Yes the external clock adds jitter which the simplest of jitter (random jitter) will increase your noise floor. More complex jitter makes for all sorts of undesired at frequencies that depend on the music, but at frequencies that are not musical harmonics.However you talk exclusively about adding environmental (uncorrelated) noise to the sound you hear. It cause harmonic distortions, responsive for colouration.
We are talking about 2 separate things.
I’m talking about an external clock causing increases of jitter, and harmonics.
I am not talking about an internal clock, nor am I talking about dither.

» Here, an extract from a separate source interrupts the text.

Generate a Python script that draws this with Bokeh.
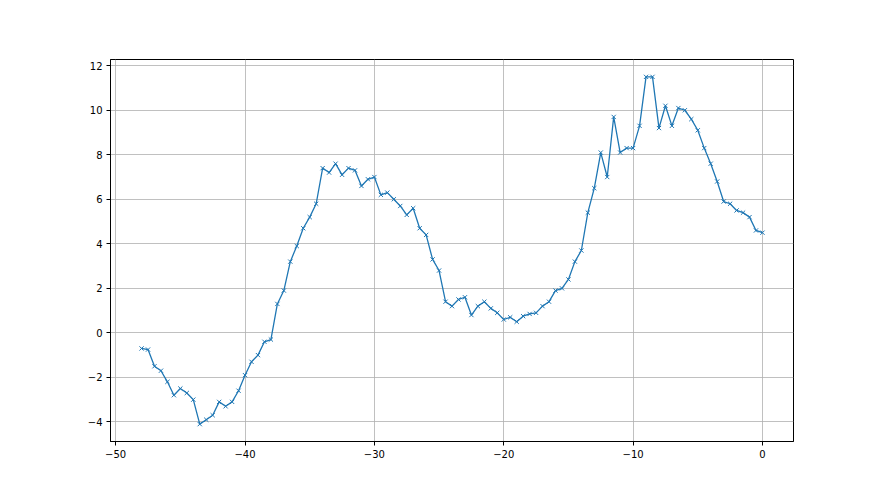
from bokeh.plotting import figure
from bokeh.models import FixedTicker, Range1d
from bokeh.embed import file_html
from bokeh.resources import INLINE

x_vals = [-48 + 0.5 * i for i in range(97)]
y_vals = [-0.7, -0.75, -1.5, -1.7, -2.2, -2.8, -2.5, -2.7, -3.0, -4.1,
          -3.9, -3.7, -3.1, -3.3, -3.1, -2.6, -1.9, -1.3, -1.0, -0.4,
          -0.3, 1.3, 1.9, 3.2, 3.9, 4.7, 5.2, 5.8, 7.4, 7.2,
          7.6, 7.1, 7.4, 7.3, 6.6, 6.9, 7.0, 6.2, 6.3, 6.0,
          5.7, 5.3, 5.6, 4.7, 4.4, 3.3, 2.8, 1.4, 1.2, 1.5,
          1.6, 0.8, 1.2, 1.4, 1.1, 0.9, 0.6, 0.7, 0.5, 0.75,
          0.85, 0.9, 1.2, 1.4, 1.9, 2.0, 2.4, 3.2, 3.7, 5.4,
          6.5, 8.1, 7.0, 9.7, 8.1, 8.3, 8.3, 9.3, 11.5, 11.5,
          9.2, 10.2, 9.3, 10.1, 10.0, 9.6, 9.1, 8.3, 7.6, 6.8,
          5.9, 5.8, 5.5, 5.4, 5.2, 4.6, 4.5]

x_ticks = [-50, -40, -30, -20, -10, 0]
y_ticks = [-4, -2, 0, 2, 4, 6, 8, 10, 12]

p = figure(width=864, height=479, output_backend="svg", toolbar_location=None,
           x_range=Range1d(-50.4, 2.4), y_range=Range1d(-4.88, 12.28),
           min_border_left=110, min_border_right=71, min_border_top=59, min_border_bottom=38)

p.line(x_vals, y_vals, line_color="#1f77b4", line_width=1.3)
p.scatter(x_vals, y_vals, marker="x", size=6, line_color="#1f77b4", line_width=1)

def fmt(v):
    return ("\u2212" + str(abs(v))) if v < 0 else str(v)

for ax, ticks in ((p.xaxis[0], x_ticks), (p.yaxis[0], y_ticks)):
    ax.ticker = FixedTicker(ticks=ticks)
    ax.major_label_overrides = {t: fmt(t) for t in ticks}
    ax.minor_tick_line_color = None
    ax.major_tick_in = 0
    ax.major_tick_out = 4
    ax.major_tick_line_color = "#000000"
    ax.axis_line_color = "#000000"
    ax.major_label_text_font = "DejaVu Sans"
    ax.major_label_text_font_size = "10px"
    ax.major_label_text_color = "#000000"
    ax.major_label_standoff = 4

p.grid.grid_line_color = "#b0b0b0"
p.grid.grid_line_width = 0.8
p.outline_line_color = "#000000"
p.outline_line_width = 1
p.background_fill_color = "white"
p.border_fill_color = "white"

open("out.html", "w").write(file_html(p, INLINE))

I listed a bunch of jitter causing reasons why this is not so.. It is why moving the clock outside is beneficial.
It is exposed to a noise which is dependant on the sound currently played. Jitter shape is modified accordingly to the sound. Then a modified such way clock signal is used for D/A conversion.
If you are implying here that you can add jitter on purpose to alter a tone to have it sound better, OK sure. You can alter a fixed tone with jitter, and can argue that you like it, but the alteration has to be deliberate for a specific constant tone (including fixed amplitude). You change the tone and the distortion changes... Jitter distortions are an INTERACTION between the clock timing AND THE MUSIC. The last I heard, music is not a constant fixed tone.
Again though we are not talking about the same thing that I have been talking about.